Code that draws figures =

(begin)

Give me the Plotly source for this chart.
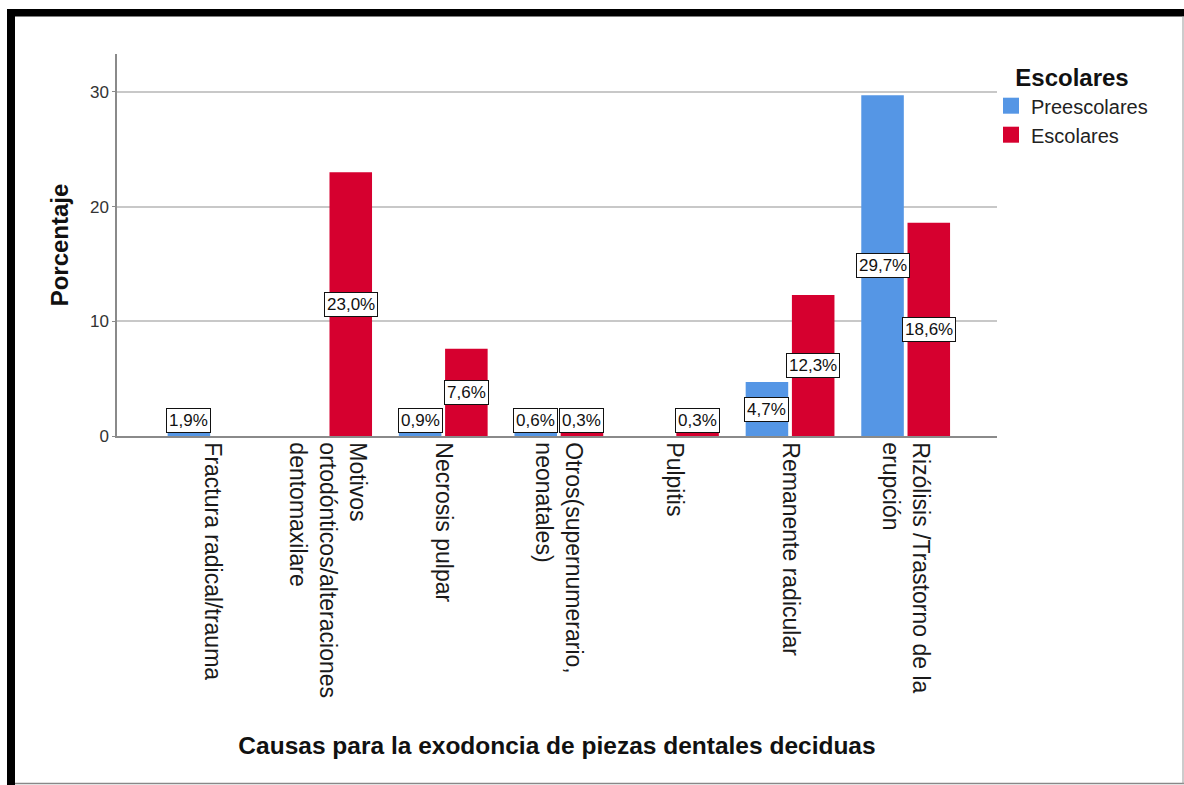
import plotly.graph_objects as go

# Causes of tooth extraction, percentage by school group
categories = [
    "Fractura radical/trauma",
    "Motivos<br>ortodónticos/alteraciones<br>dentomaxilare",
    "Necrosis pulpar",
    "Otros(supernumerario,<br>neonatales)",
    "Pulpitis",
    "Remanente radicular",
    "Rizólisis /Trastorno de la<br>erupción",
]
preescolares = [1.9, None, 0.9, 0.6, None, 4.7, 29.7]
escolares = [None, 23.0, 7.6, 0.3, 0.3, 12.3, 18.6]
y_ticks = [0, 10, 20, 30]

BLUE = "#5596e5"
RED = "#d6002f"
FONT = "Liberation Sans, Arial, sans-serif"

W, H = 1184, 785
ML, MR, MT, MB = 117, 187, 54, 349
PW, PH = W - ML - MR, H - MT - MB


def px_x(p):
    return (p - ML) / PW


def px_y(p):
    return (H - MB - p) / PH


fig = go.Figure()
idx = list(range(len(categories)))
fig.add_trace(go.Bar(x=idx, y=preescolares, name="Preescolares",
                     marker=dict(color=BLUE, line=dict(width=0)), showlegend=False))
fig.add_trace(go.Bar(x=idx, y=escolares, name="Escolares",
                     marker=dict(color=RED, line=dict(width=0)), showlegend=False))

# legend entries with larger square swatches
for name, col in [("Preescolares", BLUE), ("Escolares", RED)]:
    fig.add_trace(go.Scatter(x=[None], y=[None], mode="markers", name=name,
                             marker=dict(symbol="square", size=18, color=col)))

# boxed value labels centred on each bar, kept just above the axis
offset = 0.2
for series, dx in [(preescolares, -offset), (escolares, offset)]:
    for i, v in enumerate(series):
        if v is None:
            continue
        fig.add_annotation(
            x=i + dx, y=max(v / 2, 1.36), xref="x", yref="y",
            text=f"{v:.1f}%".replace(".", ","), showarrow=False,
            font=dict(family=FONT, size=17, color="#111111"),
            bgcolor="white", bordercolor="#111111", borderwidth=1, borderpad=2,
        )

# page frame
frame = [
    dict(x0=px_x(7), x1=px_x(1184), y0=px_y(9), y1=px_y(16.5), color="black"),
    dict(x0=px_x(7), x1=px_x(15), y0=px_y(9), y1=px_y(785), color="black"),
]
for f in frame:
    fig.add_shape(type="rect", xref="paper", yref="paper", x0=f["x0"], x1=f["x1"],
                  y0=f["y0"], y1=f["y1"], fillcolor=f["color"], line=dict(width=0))
fig.add_shape(type="line", xref="paper", yref="paper", x0=px_x(15), x1=px_x(1184),
              y0=px_y(783.5), y1=px_y(783.5), line=dict(color="#888888", width=1.5))
fig.add_shape(type="line", xref="paper", yref="paper", x0=px_x(1183), x1=px_x(1183),
              y0=px_y(16), y1=px_y(784), line=dict(color="#999999", width=1))

fig.update_layout(
    width=W, height=H,
    margin=dict(l=ML, r=MR, t=MT, b=MB, autoexpand=False),
    paper_bgcolor="white", plot_bgcolor="white",
    barmode="group", bargap=0.2, bargroupgap=0.08,
    font=dict(family=FONT, color="#222222"),
    legend=dict(
        x=px_x(991), y=px_y(55), xanchor="left", yanchor="top",
        title=dict(text="<b>Escolares</b>", side="top center",
                   font=dict(family=FONT, size=24, color="#111111")),
        font=dict(family=FONT, size=20, color="#222222"),
        itemsizing="trace", tracegroupgap=0, bgcolor="rgba(0,0,0,0)",
    ),
    xaxis=dict(
        tickmode="array", tickvals=idx, ticktext=categories,
        tickangle=90, range=[-0.822, 6.79],
        tickfont=dict(family=FONT, size=23, color="#1a1a1a"),
        showline=True, linecolor="#8a8a8a", linewidth=1.5,
        showgrid=False, ticks="", zeroline=False,
        title=dict(text="<b>Causas para la exodoncia de piezas dentales deciduas</b>",
                   font=dict(family=FONT, size=24.5, color="#111111"), standoff=40),
    ),
    yaxis=dict(
        range=[0, 33.3], tickvals=y_ticks,
        tickfont=dict(family=FONT, size=17, color="#333333"),
        showline=True, linecolor="#8a8a8a", linewidth=1.5,
        showgrid=True, gridcolor="#c8c8c8", gridwidth=1.5,
        zeroline=False, ticks="outside", ticklen=3, tickcolor="#8a8a8a",
        title=dict(text="<b>Porcentaje</b>",
                   font=dict(family=FONT, size=24, color="#111111"), standoff=15),
    ),
)

fig.write_html("out.html")
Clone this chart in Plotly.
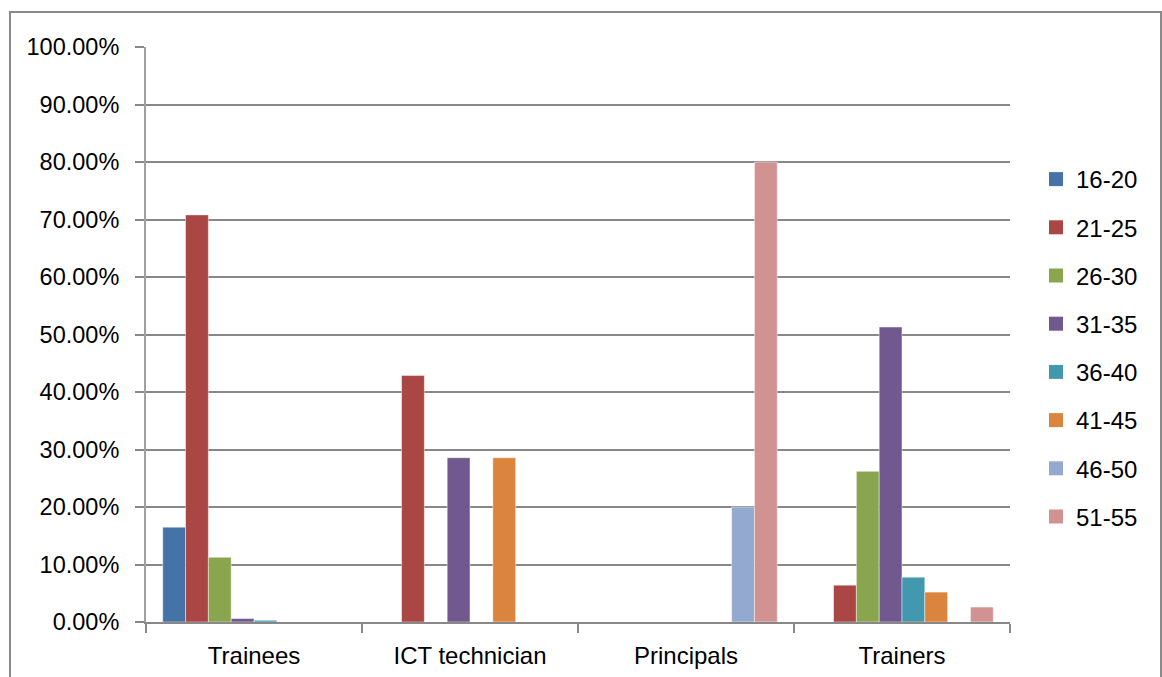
import plotly.graph_objects as go

categories = ["Trainees", "ICT technician", "Principals", "Trainers"]
age_groups = ["16-20", "21-25", "26-30", "31-35", "36-40", "41-45", "46-50", "51-55"]

# share of respondents per age group, one list per group (order follows categories)
age_16_20 = [0.165, 0.0, 0.0, 0.0]
age_21_25 = [0.708, 0.4286, 0.0, 0.064]
age_26_30 = [0.1125, 0.0, 0.0, 0.262]
age_31_35 = [0.006, 0.2857, 0.0, 0.513]
age_36_40 = [0.003, 0.0, 0.0, 0.078]
age_41_45 = [0.0, 0.2857, 0.0, 0.052]
age_46_50 = [0.0, 0.0, 0.20, 0.0]
age_51_55 = [0.0, 0.0, 0.80, 0.026]

series = [age_16_20, age_21_25, age_26_30, age_31_35,
          age_36_40, age_41_45, age_46_50, age_51_55]
colors = ["#4572A7", "#AA4643", "#89A54E", "#71588F",
          "#4198AF", "#DB843D", "#93A9CF", "#D19392"]

W, H = 1162, 677
L, R, T, B = 146, 1010, 47, 622
pw, ph = R - L, B - T

fig = go.Figure()
for name, vals, col in zip(age_groups, series, colors):
    fig.add_trace(go.Bar(
        x=categories, y=vals, name=name, legendgroup=name, showlegend=False,
        marker=dict(color=col, line=dict(color="rgba(255,255,255,0.45)", width=1)),
    ))
    # legend entry with a larger square swatch
    fig.add_trace(go.Scatter(
        x=[None], y=[None], mode="markers", name=name, legendgroup=name,
        marker=dict(symbol="square", size=14, color=col, line=dict(width=0)),
        hoverinfo="skip",
    ))

font_family = "Liberation Sans, Arial, sans-serif"
grid_col = "#888888"

fig.update_layout(
    width=W, height=H,
    margin=dict(l=L, r=W - R, t=T, b=H - B, pad=0, autoexpand=False),
    paper_bgcolor="white", plot_bgcolor="white",
    barmode="group", bargap=0.155, bargroupgap=0,
    font=dict(family=font_family, color="black"),
    showlegend=True,
    legend=dict(
        x=(1036 - L) / pw, xanchor="left",
        y=(B - 157) / ph, yanchor="top",
        font=dict(size=24, family=font_family),
        tracegroupgap=14, itemsizing="trace",
        bgcolor="rgba(0,0,0,0)",
    ),
    xaxis=dict(
        showline=True, linecolor=grid_col, linewidth=2,
        ticks="outside", tickson="boundaries", ticklen=9, tickcolor=grid_col, tickwidth=2,
        tickfont=dict(size=24), showgrid=False, ticklabelstandoff=11, automargin=False,
    ),
    yaxis=dict(
        range=[0, 1], dtick=0.1, tickformat=".2%",
        showline=True, linecolor="#a0a0a0", linewidth=2,
        ticks="outside", ticklen=9, tickcolor=grid_col, tickwidth=2,
        showgrid=True, gridcolor=grid_col, gridwidth=2,
        zeroline=False, tickfont=dict(size=23.5), ticklabelstandoff=11, automargin=False,
    ),
)

# outer chart frame
fig.add_shape(
    type="rect", xref="paper", yref="paper",
    x0=(10 - L) / pw, x1=(1161 - L) / pw,
    y0=(B - 700) / ph, y1=(B - 12) / ph,
    line=dict(color="#8a8a8a", width=2), fillcolor="rgba(0,0,0,0)", layer="below",
)

fig.write_html("out.html")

(end)

Exercise =
Pictures excluded, quote all the data above exactly.

Solution to the problem =
Give me the Plotly source for this chart.
import plotly.graph_objects as go

# Causes of tooth extraction, percentage by school group
categories = [
    "Fractura radical/trauma",
    "Motivos<br>ortodónticos/alteraciones<br>dentomaxilare",
    "Necrosis pulpar",
    "Otros(supernumerario,<br>neonatales)",
    "Pulpitis",
    "Remanente radicular",
    "Rizólisis /Trastorno de la<br>erupción",
]
preescolares = [1.9, None, 0.9, 0.6, None, 4.7, 29.7]
escolares = [None, 23.0, 7.6, 0.3, 0.3, 12.3, 18.6]
y_ticks = [0, 10, 20, 30]

BLUE = "#5596e5"
RED = "#d6002f"
FONT = "Liberation Sans, Arial, sans-serif"

W, H = 1184, 785
ML, MR, MT, MB = 117, 187, 54, 349
PW, PH = W - ML - MR, H - MT - MB


def px_x(p):
    return (p - ML) / PW


def px_y(p):
    return (H - MB - p) / PH


fig = go.Figure()
idx = list(range(len(categories)))
fig.add_trace(go.Bar(x=idx, y=preescolares, name="Preescolares",
                     marker=dict(color=BLUE, line=dict(width=0)), showlegend=False))
fig.add_trace(go.Bar(x=idx, y=escolares, name="Escolares",
                     marker=dict(color=RED, line=dict(width=0)), showlegend=False))

# legend entries with larger square swatches
for name, col in [("Preescolares", BLUE), ("Escolares", RED)]:
    fig.add_trace(go.Scatter(x=[None], y=[None], mode="markers", name=name,
                             marker=dict(symbol="square", size=18, color=col)))

# boxed value labels centred on each bar, kept just above the axis
offset = 0.2
for series, dx in [(preescolares, -offset), (escolares, offset)]:
    for i, v in enumerate(series):
        if v is None:
            continue
        fig.add_annotation(
            x=i + dx, y=max(v / 2, 1.36), xref="x", yref="y",
            text=f"{v:.1f}%".replace(".", ","), showarrow=False,
            font=dict(family=FONT, size=17, color="#111111"),
            bgcolor="white", bordercolor="#111111", borderwidth=1, borderpad=2,
        )

# page frame
frame = [
    dict(x0=px_x(7), x1=px_x(1184), y0=px_y(9), y1=px_y(16.5), color="black"),
    dict(x0=px_x(7), x1=px_x(15), y0=px_y(9), y1=px_y(785), color="black"),
]
for f in frame:
    fig.add_shape(type="rect", xref="paper", yref="paper", x0=f["x0"], x1=f["x1"],
                  y0=f["y0"], y1=f["y1"], fillcolor=f["color"], line=dict(width=0))
fig.add_shape(type="line", xref="paper", yref="paper", x0=px_x(15), x1=px_x(1184),
              y0=px_y(783.5), y1=px_y(783.5), line=dict(color="#888888", width=1.5))
fig.add_shape(type="line", xref="paper", yref="paper", x0=px_x(1183), x1=px_x(1183),
              y0=px_y(16), y1=px_y(784), line=dict(color="#999999", width=1))

fig.update_layout(
    width=W, height=H,
    margin=dict(l=ML, r=MR, t=MT, b=MB, autoexpand=False),
    paper_bgcolor="white", plot_bgcolor="white",
    barmode="group", bargap=0.2, bargroupgap=0.08,
    font=dict(family=FONT, color="#222222"),
    legend=dict(
        x=px_x(991), y=px_y(55), xanchor="left", yanchor="top",
        title=dict(text="<b>Escolares</b>", side="top center",
                   font=dict(family=FONT, size=24, color="#111111")),
        font=dict(family=FONT, size=20, color="#222222"),
        itemsizing="trace", tracegroupgap=0, bgcolor="rgba(0,0,0,0)",
    ),
    xaxis=dict(
        tickmode="array", tickvals=idx, ticktext=categories,
        tickangle=90, range=[-0.822, 6.79],
        tickfont=dict(family=FONT, size=23, color="#1a1a1a"),
        showline=True, linecolor="#8a8a8a", linewidth=1.5,
        showgrid=False, ticks="", zeroline=False,
        title=dict(text="<b>Causas para la exodoncia de piezas dentales deciduas</b>",
                   font=dict(family=FONT, size=24.5, color="#111111"), standoff=40),
    ),
    yaxis=dict(
        range=[0, 33.3], tickvals=y_ticks,
        tickfont=dict(family=FONT, size=17, color="#333333"),
        showline=True, linecolor="#8a8a8a", linewidth=1.5,
        showgrid=True, gridcolor="#c8c8c8", gridwidth=1.5,
        zeroline=False, ticks="outside", ticklen=3, tickcolor="#8a8a8a",
        title=dict(text="<b>Porcentaje</b>",
                   font=dict(family=FONT, size=24, color="#111111"), standoff=15),
    ),
)

fig.write_html("out.html")
Clone this chart in Plotly.
import plotly.graph_objects as go

categories = ["Trainees", "ICT technician", "Principals", "Trainers"]
age_groups = ["16-20", "21-25", "26-30", "31-35", "36-40", "41-45", "46-50", "51-55"]

# share of respondents per age group, one list per group (order follows categories)
age_16_20 = [0.165, 0.0, 0.0, 0.0]
age_21_25 = [0.708, 0.4286, 0.0, 0.064]
age_26_30 = [0.1125, 0.0, 0.0, 0.262]
age_31_35 = [0.006, 0.2857, 0.0, 0.513]
age_36_40 = [0.003, 0.0, 0.0, 0.078]
age_41_45 = [0.0, 0.2857, 0.0, 0.052]
age_46_50 = [0.0, 0.0, 0.20, 0.0]
age_51_55 = [0.0, 0.0, 0.80, 0.026]

series = [age_16_20, age_21_25, age_26_30, age_31_35,
          age_36_40, age_41_45, age_46_50, age_51_55]
colors = ["#4572A7", "#AA4643", "#89A54E", "#71588F",
          "#4198AF", "#DB843D", "#93A9CF", "#D19392"]

W, H = 1162, 677
L, R, T, B = 146, 1010, 47, 622
pw, ph = R - L, B - T

fig = go.Figure()
for name, vals, col in zip(age_groups, series, colors):
    fig.add_trace(go.Bar(
        x=categories, y=vals, name=name, legendgroup=name, showlegend=False,
        marker=dict(color=col, line=dict(color="rgba(255,255,255,0.45)", width=1)),
    ))
    # legend entry with a larger square swatch
    fig.add_trace(go.Scatter(
        x=[None], y=[None], mode="markers", name=name, legendgroup=name,
        marker=dict(symbol="square", size=14, color=col, line=dict(width=0)),
        hoverinfo="skip",
    ))

font_family = "Liberation Sans, Arial, sans-serif"
grid_col = "#888888"

fig.update_layout(
    width=W, height=H,
    margin=dict(l=L, r=W - R, t=T, b=H - B, pad=0, autoexpand=False),
    paper_bgcolor="white", plot_bgcolor="white",
    barmode="group", bargap=0.155, bargroupgap=0,
    font=dict(family=font_family, color="black"),
    showlegend=True,
    legend=dict(
        x=(1036 - L) / pw, xanchor="left",
        y=(B - 157) / ph, yanchor="top",
        font=dict(size=24, family=font_family),
        tracegroupgap=14, itemsizing="trace",
        bgcolor="rgba(0,0,0,0)",
    ),
    xaxis=dict(
        showline=True, linecolor=grid_col, linewidth=2,
        ticks="outside", tickson="boundaries", ticklen=9, tickcolor=grid_col, tickwidth=2,
        tickfont=dict(size=24), showgrid=False, ticklabelstandoff=11, automargin=False,
    ),
    yaxis=dict(
        range=[0, 1], dtick=0.1, tickformat=".2%",
        showline=True, linecolor="#a0a0a0", linewidth=2,
        ticks="outside", ticklen=9, tickcolor=grid_col, tickwidth=2,
        showgrid=True, gridcolor=grid_col, gridwidth=2,
        zeroline=False, tickfont=dict(size=23.5), ticklabelstandoff=11, automargin=False,
    ),
)

# outer chart frame
fig.add_shape(
    type="rect", xref="paper", yref="paper",
    x0=(10 - L) / pw, x1=(1161 - L) / pw,
    y0=(B - 700) / ph, y1=(B - 12) / ph,
    line=dict(color="#8a8a8a", width=2), fillcolor="rgba(0,0,0,0)", layer="below",
)

fig.write_html("out.html")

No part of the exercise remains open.